» Objective:
Starting at the line containing "Output the Python" and ending at the line containing "ax = fig.add_axes([70", reproduce each line exactly as written, with both end lines included and all pictures omitted.

━━ Extracted material ━━

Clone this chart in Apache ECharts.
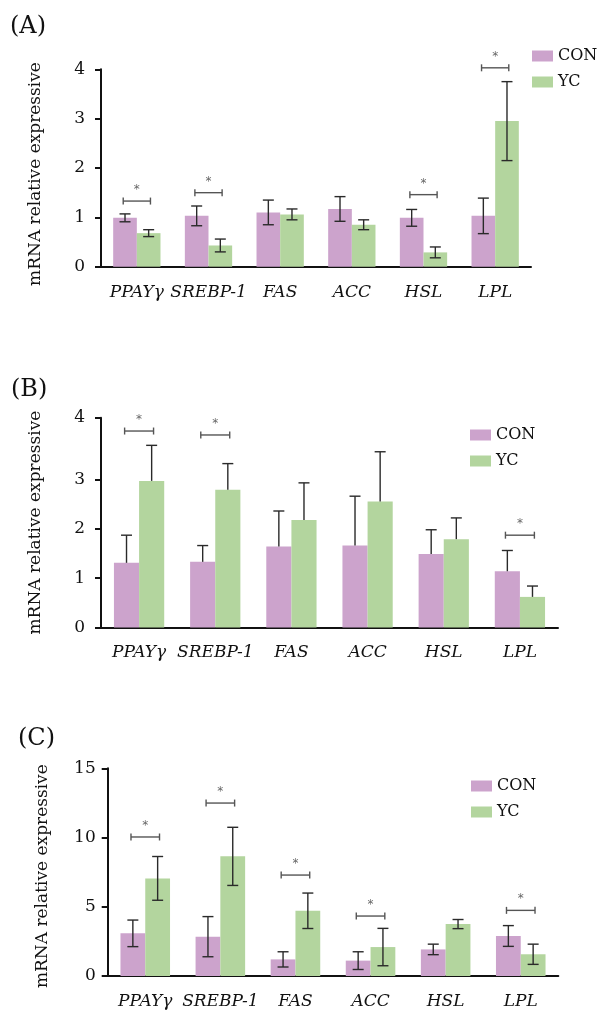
<!DOCTYPE html>
<html><head><meta charset="utf-8">
<script src="https://cdn.jsdelivr.net/npm/echarts@6/dist/echarts.min.js"></script>
<style>html,body{margin:0;padding:0;background:#fff}#c{width:598px;height:1017px}</style>
</head><body><div id="c"></div>
<script>
const categories = ['PPAYγ','SREBP-1','FAS','ACC','HSL','LPL'];
const seriesNames = ['CON','YC'];
// Panel A
const conA = [0.99,1.03,1.10,1.17,0.99,1.03];
const conErrA = [0.08,0.20,0.25,0.25,0.17,0.36];
const ycA = [0.68,0.43,1.06,0.85,0.29,2.95];
const ycErrA = [0.07,0.13,0.11,0.10,0.11,0.80];
const sigA = [[0,1.33],[1,1.50],[4,1.46],[5,4.03]];
const yTicksA = [0,1,2,3,4];
// Panel B (one-sided error bars; the top label "4" sits at the axis end as in the original)
const conB = [1.31,1.33,1.64,1.66,1.49,1.14];
const conErrB = [0.56,0.33,0.72,1.00,0.49,0.42];
const ycB = [2.97,2.79,2.18,2.55,1.79,0.62];
const ycErrB = [0.72,0.53,0.75,1.01,0.43,0.22];
const sigB = [[0,3.98],[1,3.90],[5,1.87]];
const yTickValuesB = [0,1,2,3,4.25];
const yTickLabelsB = ['0','1','2','3','4'];
// Panel C
const conC = [3.08,2.84,1.20,1.11,1.92,2.89];
const conErrC = [0.96,1.45,0.55,0.64,0.38,0.75];
const ycC = [7.05,8.64,4.71,2.09,3.75,1.57];
const ycErrC = [1.58,2.10,1.28,1.35,0.33,0.73];
const sigC = [[0,10.04],[1,12.49],[2,7.29],[3,4.33],[5,4.74]];
const yTicksC = [0,5,10,15];

const panelLabels = ['(A)','(B)','(C)'];
const yName = 'mRNA relative expressive';

const SERIF = 'DejaVu Serif';
const COL_CON = '#cca3cc';
const COL_YC = '#b3d59e';
const BAR_FRAC = 0.33;

function errorSeries(idx, vals, errs, side, twoSided){
  return {
    type:'custom', xAxisIndex:idx, yAxisIndex:idx, z:5, silent:true,
    data: vals.map((v,i)=>[i, v, errs[i]]),
    encode:{x:0, y:1},
    renderItem(params, api){
      const i = api.value(0), v = api.value(1), e = api.value(2);
      const bw = api.size([1,0])[0];
      const off = side * bw * BAR_FRAC / 2;
      const top = api.coord([i, v + e]);
      const bot = api.coord([i, twoSided ? v - e : v]);
      const x = top[0] + off;
      const cap = 5.5;
      const style = {stroke:'#2a2a2a', lineWidth:1.4};
      const ch = [
        {type:'line', shape:{x1:x, y1:top[1], x2:x, y2:bot[1]}, style},
        {type:'line', shape:{x1:x-cap, y1:top[1], x2:x+cap, y2:top[1]}, style}
      ];
      if (twoSided) ch.push({type:'line', shape:{x1:x-cap, y1:bot[1], x2:x+cap, y2:bot[1]}, style});
      return {type:'group', children:ch};
    }
  };
}

function sigSeries(idx, sig){
  return {
    type:'custom', xAxisIndex:idx, yAxisIndex:idx, z:6, silent:true,
    data: sig, encode:{x:0, y:1},
    renderItem(params, api){
      const i = api.value(0), y = api.value(1);
      const bw = api.size([1,0])[0];
      const p = api.coord([i, y]);
      const hw = bw * 0.19;
      const style = {stroke:'#555', lineWidth:1.4};
      return {type:'group', children:[
        {type:'line', shape:{x1:p[0]-hw, y1:p[1], x2:p[0]+hw, y2:p[1]}, style},
        {type:'line', shape:{x1:p[0]-hw, y1:p[1]-3.5, x2:p[0]-hw, y2:p[1]+3.5}, style},
        {type:'line', shape:{x1:p[0]+hw, y1:p[1]-3.5, x2:p[0]+hw, y2:p[1]+3.5}, style},
        {type:'text', style:{text:'*', x:p[0], y:p[1]-11, fill:'#666', font:'12px DejaVu Sans', align:'center', verticalAlign:'middle'}}
      ]};
    }
  };
}

function barSeries(idx, name, vals, color){
  return {
    type:'bar', name, xAxisIndex:idx, yAxisIndex:idx, data:vals,
    barWidth:(BAR_FRAC*100)+'%', barGap:'0%', z:2,
    itemStyle:{color}, emphasis:{disabled:true}
  };
}

const grids = [
  {left:101, top:69.3, width:430, height:197.4},
  {left:101, top:417.7, width:457, height:209.8},
  {left:107.7, top:768.3, width:450.6, height:207.7}
];

const axisLineStyle = {color:'#111', width:2};

const xAxes = grids.map((g,i)=>({
  type:'category', gridIndex:i, data:categories,
  axisLine:{lineStyle:axisLineStyle},
  axisTick:{alignWithLabel:true, length:6, lineStyle:axisLineStyle},
  axisLabel:{interval:0, hideOverlap:false, fontFamily:SERIF, fontStyle:'italic', fontSize:17, color:'#111', margin:17}
}));

function yAxisBase(i, labelMargin, namePad){
  return {
    type:'value', gridIndex:i, min:0,
    name:yName, nameLocation:'middle', nameGap:57,
    nameTextStyle:{fontFamily:SERIF, fontSize:17, color:'#111', padding:namePad},
    axisLine:{show:true, lineStyle:axisLineStyle},
    axisTick:{show:true, length:6, lineStyle:axisLineStyle},
    splitLine:{show:false},
    axisLabel:{fontFamily:SERIF, fontSize:17, color:'#111', margin:labelMargin}
  };
}
const yA = Object.assign(yAxisBase(0, 16, [0,12,0,0]), {max:yTicksA[yTicksA.length-1], interval:1});
const yB = yAxisBase(1, 16, 0);
yB.max = yTickValuesB[yTickValuesB.length-1];
yB.axisTick = Object.assign({}, yB.axisTick, {customValues:yTickValuesB});
yB.axisLabel = Object.assign({}, yB.axisLabel, {
  customValues:yTickValuesB,
  formatter:(v)=>{ const k = yTickValuesB.indexOf(v); return k>=0 ? yTickLabelsB[k] : ''; }
});
const yC = Object.assign(yAxisBase(2, 12, [0,8,0,0]), {max:yTicksC[yTicksC.length-1], interval:5});

const legendCommon = {
  orient:'vertical', icon:'rect', itemWidth:21, itemHeight:11, itemGap:10, itemTextGap:8,
  data:seriesNames, selectedMode:false,
  textStyle:{fontFamily:SERIF, fontSize:16, color:'#111'}
};

const option = {
  animation:false,
  backgroundColor:'#fff',
  title: [
    {text:panelLabels[0], left:5, top:10},
    {text:panelLabels[1], left:6, top:373},
    {text:panelLabels[2], left:13, top:722}
  ].map(t=>Object.assign(t,{textStyle:{fontFamily:SERIF, fontSize:24, fontWeight:'normal', color:'#111'}})),
  legend:[
    Object.assign({left:527, top:43}, legendCommon),
    Object.assign({left:465, top:422}, legendCommon),
    Object.assign({left:466, top:773}, legendCommon)
  ],
  grid:grids,
  xAxis:xAxes,
  yAxis:[yA, yB, yC],
  series:[
    barSeries(0,'CON',conA,COL_CON), barSeries(0,'YC',ycA,COL_YC),
    errorSeries(0,conA,conErrA,-1,true), errorSeries(0,ycA,ycErrA,1,true), sigSeries(0,sigA),
    barSeries(1,'CON',conB,COL_CON), barSeries(1,'YC',ycB,COL_YC),
    errorSeries(1,conB,conErrB,-1,false), errorSeries(1,ycB,ycErrB,1,false), sigSeries(1,sigB),
    barSeries(2,'CON',conC,COL_CON), barSeries(2,'YC',ycC,COL_YC),
    errorSeries(2,conC,conErrC,-1,true), errorSeries(2,ycC,ycErrC,1,true), sigSeries(2,sigC)
  ]
};
const chart = echarts.init(document.getElementById('c'), null, {renderer:'canvas'});
chart.setOption(option);
</script>
</body></html>
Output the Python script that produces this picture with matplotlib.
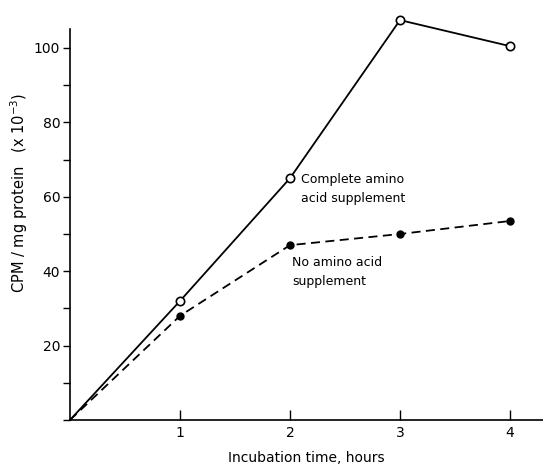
import matplotlib
matplotlib.use("Agg")
import matplotlib.pyplot as plt
from matplotlib.ticker import MultipleLocator

hours = [0, 1, 2, 3, 4]
complete_aa = [0, 32, 65, 107.5, 100.5]
no_aa = [0, 28, 47, 50, 53.5]
x_ticks = [1, 2, 3, 4]
y_ticks = [20, 40, 60, 80, 100]


def main() -> None:
    fig = plt.figure(figsize=(5.43, 4.70), dpi=100)
    ax = fig.add_axes([70 / 543, 50 / 470, 473 / 543, 390.6 / 470])

    # no marker drawn at the origin
    ax.plot(hours, complete_aa, color="black", lw=1.3, marker="o", ms=6,
            mfc="white", mec="black", mew=1.2, markevery=[1, 2, 3, 4],
            clip_on=False, zorder=3)
    ax.plot(hours, no_aa, color="black", lw=1.3, ls=(0, (5, 3)), marker="o",
            ms=5, mfc="black", mec="black", markevery=[1, 2, 3, 4],
            clip_on=False, zorder=3)

    ax.set_xlim(0, 4.3)
    ax.set_ylim(0, 105)
    ax.set_xticks(x_ticks)
    ax.set_yticks(y_ticks)
    ax.yaxis.set_minor_locator(MultipleLocator(10))
    ax.tick_params(axis="x", direction="in", length=7, width=1, labelsize=10, pad=4)
    ax.tick_params(axis="y", which="both", direction="out", length=5, width=1,
                   labelsize=10, pad=2)
    ax.spines["top"].set_visible(False)
    ax.spines["right"].set_visible(False)
    for s in ("left", "bottom"):
        ax.spines[s].set_linewidth(1.2)

    ax.text(2.1, 66.5, "Complete amino\nacid supplement", fontsize=9,
            va="top", ha="left", linespacing=1.6)
    ax.text(2.02, 44, "No amino acid\nsupplement", fontsize=9,
            va="top", ha="left", linespacing=1.6)

    ax.set_xlabel("Incubation time, hours", fontsize=10, labelpad=8)
    ax.set_ylabel("CPM / mg protein   (x 10$^{-3}$)", fontsize=10.5)
    ax.yaxis.set_label_coords(-0.085, 0.58)

    fig.savefig("out.png", dpi=100)
    plt.close(fig)


if __name__ == "__main__":
    main()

━━━

» Reply to the task:
Output the Python script that produces this picture with matplotlib.
import matplotlib
matplotlib.use("Agg")
import matplotlib.pyplot as plt
from matplotlib.ticker import MultipleLocator

hours = [0, 1, 2, 3, 4]
complete_aa = [0, 32, 65, 107.5, 100.5]
no_aa = [0, 28, 47, 50, 53.5]
x_ticks = [1, 2, 3, 4]
y_ticks = [20, 40, 60, 80, 100]


def main() -> None:
    fig = plt.figure(figsize=(5.43, 4.70), dpi=100)
    ax = fig.add_axes([70 / 543, 50 / 470, 473 / 543, 390.6 / 470])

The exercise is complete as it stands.